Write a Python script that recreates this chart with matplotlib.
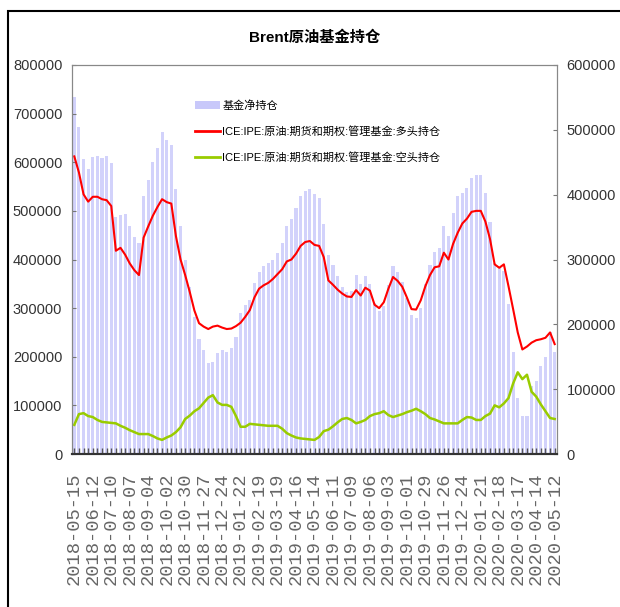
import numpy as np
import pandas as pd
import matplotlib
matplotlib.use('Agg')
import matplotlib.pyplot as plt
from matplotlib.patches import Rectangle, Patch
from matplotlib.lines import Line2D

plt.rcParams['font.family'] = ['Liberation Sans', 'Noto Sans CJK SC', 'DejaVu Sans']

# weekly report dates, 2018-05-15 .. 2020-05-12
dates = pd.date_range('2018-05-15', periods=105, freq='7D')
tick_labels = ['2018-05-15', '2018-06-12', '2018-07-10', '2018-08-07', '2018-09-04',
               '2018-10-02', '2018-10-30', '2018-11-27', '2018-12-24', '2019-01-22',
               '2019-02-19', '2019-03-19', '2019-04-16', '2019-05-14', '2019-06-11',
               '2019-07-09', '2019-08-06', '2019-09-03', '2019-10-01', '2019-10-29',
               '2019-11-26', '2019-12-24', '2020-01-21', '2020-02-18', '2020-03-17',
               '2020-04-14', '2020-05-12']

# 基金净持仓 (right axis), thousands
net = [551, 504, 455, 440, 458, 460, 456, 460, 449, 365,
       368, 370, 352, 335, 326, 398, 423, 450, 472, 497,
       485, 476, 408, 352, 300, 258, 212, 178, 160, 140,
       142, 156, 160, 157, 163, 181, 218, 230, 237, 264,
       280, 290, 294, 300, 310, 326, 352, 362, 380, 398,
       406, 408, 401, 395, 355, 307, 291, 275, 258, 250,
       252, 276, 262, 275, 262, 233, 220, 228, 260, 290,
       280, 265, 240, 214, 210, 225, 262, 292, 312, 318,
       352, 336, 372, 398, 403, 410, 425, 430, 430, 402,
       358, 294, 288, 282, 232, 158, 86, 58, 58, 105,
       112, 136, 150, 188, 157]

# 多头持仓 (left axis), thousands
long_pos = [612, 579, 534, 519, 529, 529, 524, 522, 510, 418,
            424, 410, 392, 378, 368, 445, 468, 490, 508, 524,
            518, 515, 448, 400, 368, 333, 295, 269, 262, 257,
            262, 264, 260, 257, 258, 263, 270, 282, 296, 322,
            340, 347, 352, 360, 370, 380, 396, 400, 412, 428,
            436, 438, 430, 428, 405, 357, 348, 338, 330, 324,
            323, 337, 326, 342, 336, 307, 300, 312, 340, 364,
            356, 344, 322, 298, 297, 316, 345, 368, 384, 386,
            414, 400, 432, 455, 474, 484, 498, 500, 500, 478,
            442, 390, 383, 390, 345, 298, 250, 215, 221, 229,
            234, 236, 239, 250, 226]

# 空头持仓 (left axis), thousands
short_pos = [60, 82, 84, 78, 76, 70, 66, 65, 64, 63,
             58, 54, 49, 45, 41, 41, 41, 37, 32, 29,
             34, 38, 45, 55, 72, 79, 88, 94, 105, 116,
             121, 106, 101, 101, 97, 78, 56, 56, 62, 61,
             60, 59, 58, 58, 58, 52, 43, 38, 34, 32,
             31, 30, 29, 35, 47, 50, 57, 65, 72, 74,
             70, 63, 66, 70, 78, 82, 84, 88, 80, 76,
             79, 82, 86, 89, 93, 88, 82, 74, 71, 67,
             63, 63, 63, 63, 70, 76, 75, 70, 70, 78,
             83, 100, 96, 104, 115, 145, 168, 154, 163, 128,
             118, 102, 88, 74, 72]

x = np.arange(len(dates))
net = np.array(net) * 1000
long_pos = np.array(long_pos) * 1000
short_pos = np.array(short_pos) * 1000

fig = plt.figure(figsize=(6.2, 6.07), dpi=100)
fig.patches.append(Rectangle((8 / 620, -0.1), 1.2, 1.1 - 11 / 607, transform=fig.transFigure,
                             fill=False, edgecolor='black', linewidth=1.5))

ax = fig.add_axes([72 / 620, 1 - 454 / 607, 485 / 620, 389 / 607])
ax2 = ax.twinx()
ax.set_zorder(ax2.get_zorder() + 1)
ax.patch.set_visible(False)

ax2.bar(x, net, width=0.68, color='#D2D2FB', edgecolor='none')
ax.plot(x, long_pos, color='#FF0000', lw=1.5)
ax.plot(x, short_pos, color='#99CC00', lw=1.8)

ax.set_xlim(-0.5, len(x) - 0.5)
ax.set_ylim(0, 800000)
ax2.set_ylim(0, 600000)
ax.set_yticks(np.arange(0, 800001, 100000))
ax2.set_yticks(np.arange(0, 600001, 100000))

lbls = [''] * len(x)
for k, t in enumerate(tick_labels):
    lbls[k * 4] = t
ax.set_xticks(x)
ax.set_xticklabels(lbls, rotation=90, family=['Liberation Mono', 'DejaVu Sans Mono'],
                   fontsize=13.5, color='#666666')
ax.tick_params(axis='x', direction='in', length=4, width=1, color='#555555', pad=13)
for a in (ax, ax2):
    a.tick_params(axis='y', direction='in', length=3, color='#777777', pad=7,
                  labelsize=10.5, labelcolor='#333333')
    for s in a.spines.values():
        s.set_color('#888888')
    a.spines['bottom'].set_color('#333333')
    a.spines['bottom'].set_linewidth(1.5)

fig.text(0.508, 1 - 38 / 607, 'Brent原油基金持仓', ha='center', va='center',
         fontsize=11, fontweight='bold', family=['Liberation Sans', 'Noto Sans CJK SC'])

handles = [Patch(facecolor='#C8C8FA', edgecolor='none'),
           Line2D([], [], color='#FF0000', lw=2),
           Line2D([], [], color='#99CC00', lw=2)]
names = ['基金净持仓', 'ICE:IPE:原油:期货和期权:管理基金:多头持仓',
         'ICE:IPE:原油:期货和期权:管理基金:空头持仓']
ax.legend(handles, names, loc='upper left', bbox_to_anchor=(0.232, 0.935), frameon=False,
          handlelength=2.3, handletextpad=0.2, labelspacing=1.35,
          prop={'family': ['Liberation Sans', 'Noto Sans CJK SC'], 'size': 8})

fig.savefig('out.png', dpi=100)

....

» **WORK TO COMPLETE**
Write out the material above once more, exactly as it reads, with no pictures.

» **EXERCISE OUTPUT**
Write a Python script that recreates this chart with matplotlib.
import numpy as np
import pandas as pd
import matplotlib
matplotlib.use('Agg')
import matplotlib.pyplot as plt
from matplotlib.patches import Rectangle, Patch
from matplotlib.lines import Line2D

plt.rcParams['font.family'] = ['Liberation Sans', 'Noto Sans CJK SC', 'DejaVu Sans']

# weekly report dates, 2018-05-15 .. 2020-05-12
dates = pd.date_range('2018-05-15', periods=105, freq='7D')
tick_labels = ['2018-05-15', '2018-06-12', '2018-07-10', '2018-08-07', '2018-09-04',
               '2018-10-02', '2018-10-30', '2018-11-27', '2018-12-24', '2019-01-22',
               '2019-02-19', '2019-03-19', '2019-04-16', '2019-05-14', '2019-06-11',
               '2019-07-09', '2019-08-06', '2019-09-03', '2019-10-01', '2019-10-29',
               '2019-11-26', '2019-12-24', '2020-01-21', '2020-02-18', '2020-03-17',
               '2020-04-14', '2020-05-12']

# 基金净持仓 (right axis), thousands
net = [551, 504, 455, 440, 458, 460, 456, 460, 449, 365,
       368, 370, 352, 335, 326, 398, 423, 450, 472, 497,
       485, 476, 408, 352, 300, 258, 212, 178, 160, 140,
       142, 156, 160, 157, 163, 181, 218, 230, 237, 264,
       280, 290, 294, 300, 310, 326, 352, 362, 380, 398,
       406, 408, 401, 395, 355, 307, 291, 275, 258, 250,
       252, 276, 262, 275, 262, 233, 220, 228, 260, 290,
       280, 265, 240, 214, 210, 225, 262, 292, 312, 318,
       352, 336, 372, 398, 403, 410, 425, 430, 430, 402,
       358, 294, 288, 282, 232, 158, 86, 58, 58, 105,
       112, 136, 150, 188, 157]

# 多头持仓 (left axis), thousands
long_pos = [612, 579, 534, 519, 529, 529, 524, 522, 510, 418,
            424, 410, 392, 378, 368, 445, 468, 490, 508, 524,
            518, 515, 448, 400, 368, 333, 295, 269, 262, 257,
            262, 264, 260, 257, 258, 263, 270, 282, 296, 322,
            340, 347, 352, 360, 370, 380, 396, 400, 412, 428,
            436, 438, 430, 428, 405, 357, 348, 338, 330, 324,
            323, 337, 326, 342, 336, 307, 300, 312, 340, 364,
            356, 344, 322, 298, 297, 316, 345, 368, 384, 386,
            414, 400, 432, 455, 474, 484, 498, 500, 500, 478,
            442, 390, 383, 390, 345, 298, 250, 215, 221, 229,
            234, 236, 239, 250, 226]

# 空头持仓 (left axis), thousands
short_pos = [60, 82, 84, 78, 76, 70, 66, 65, 64, 63,
             58, 54, 49, 45, 41, 41, 41, 37, 32, 29,
             34, 38, 45, 55, 72, 79, 88, 94, 105, 116,
             121, 106, 101, 101, 97, 78, 56, 56, 62, 61,
             60, 59, 58, 58, 58, 52, 43, 38, 34, 32,
             31, 30, 29, 35, 47, 50, 57, 65, 72, 74,
             70, 63, 66, 70, 78, 82, 84, 88, 80, 76,
             79, 82, 86, 89, 93, 88, 82, 74, 71, 67,
             63, 63, 63, 63, 70, 76, 75, 70, 70, 78,
             83, 100, 96, 104, 115, 145, 168, 154, 163, 128,
             118, 102, 88, 74, 72]

x = np.arange(len(dates))
net = np.array(net) * 1000
long_pos = np.array(long_pos) * 1000
short_pos = np.array(short_pos) * 1000

fig = plt.figure(figsize=(6.2, 6.07), dpi=100)
fig.patches.append(Rectangle((8 / 620, -0.1), 1.2, 1.1 - 11 / 607, transform=fig.transFigure,
                             fill=False, edgecolor='black', linewidth=1.5))

ax = fig.add_axes([72 / 620, 1 - 454 / 607, 485 / 620, 389 / 607])
ax2 = ax.twinx()
ax.set_zorder(ax2.get_zorder() + 1)
ax.patch.set_visible(False)

ax2.bar(x, net, width=0.68, color='#D2D2FB', edgecolor='none')
ax.plot(x, long_pos, color='#FF0000', lw=1.5)
ax.plot(x, short_pos, color='#99CC00', lw=1.8)

ax.set_xlim(-0.5, len(x) - 0.5)
ax.set_ylim(0, 800000)
ax2.set_ylim(0, 600000)
ax.set_yticks(np.arange(0, 800001, 100000))
ax2.set_yticks(np.arange(0, 600001, 100000))

lbls = [''] * len(x)
for k, t in enumerate(tick_labels):
    lbls[k * 4] = t
ax.set_xticks(x)
ax.set_xticklabels(lbls, rotation=90, family=['Liberation Mono', 'DejaVu Sans Mono'],
                   fontsize=13.5, color='#666666')
ax.tick_params(axis='x', direction='in', length=4, width=1, color='#555555', pad=13)
for a in (ax, ax2):
    a.tick_params(axis='y', direction='in', length=3, color='#777777', pad=7,
                  labelsize=10.5, labelcolor='#333333')
    for s in a.spines.values():
        s.set_color('#888888')
    a.spines['bottom'].set_color('#333333')
    a.spines['bottom'].set_linewidth(1.5)

fig.text(0.508, 1 - 38 / 607, 'Brent原油基金持仓', ha='center', va='center',
         fontsize=11, fontweight='bold', family=['Liberation Sans', 'Noto Sans CJK SC'])

handles = [Patch(facecolor='#C8C8FA', edgecolor='none'),
           Line2D([], [], color='#FF0000', lw=2),
           Line2D([], [], color='#99CC00', lw=2)]
names = ['基金净持仓', 'ICE:IPE:原油:期货和期权:管理基金:多头持仓',
         'ICE:IPE:原油:期货和期权:管理基金:空头持仓']
ax.legend(handles, names, loc='upper left', bbox_to_anchor=(0.232, 0.935), frameon=False,
          handlelength=2.3, handletextpad=0.2, labelspacing=1.35,
          prop={'family': ['Liberation Sans', 'Noto Sans CJK SC'], 'size': 8})

fig.savefig('out.png', dpi=100)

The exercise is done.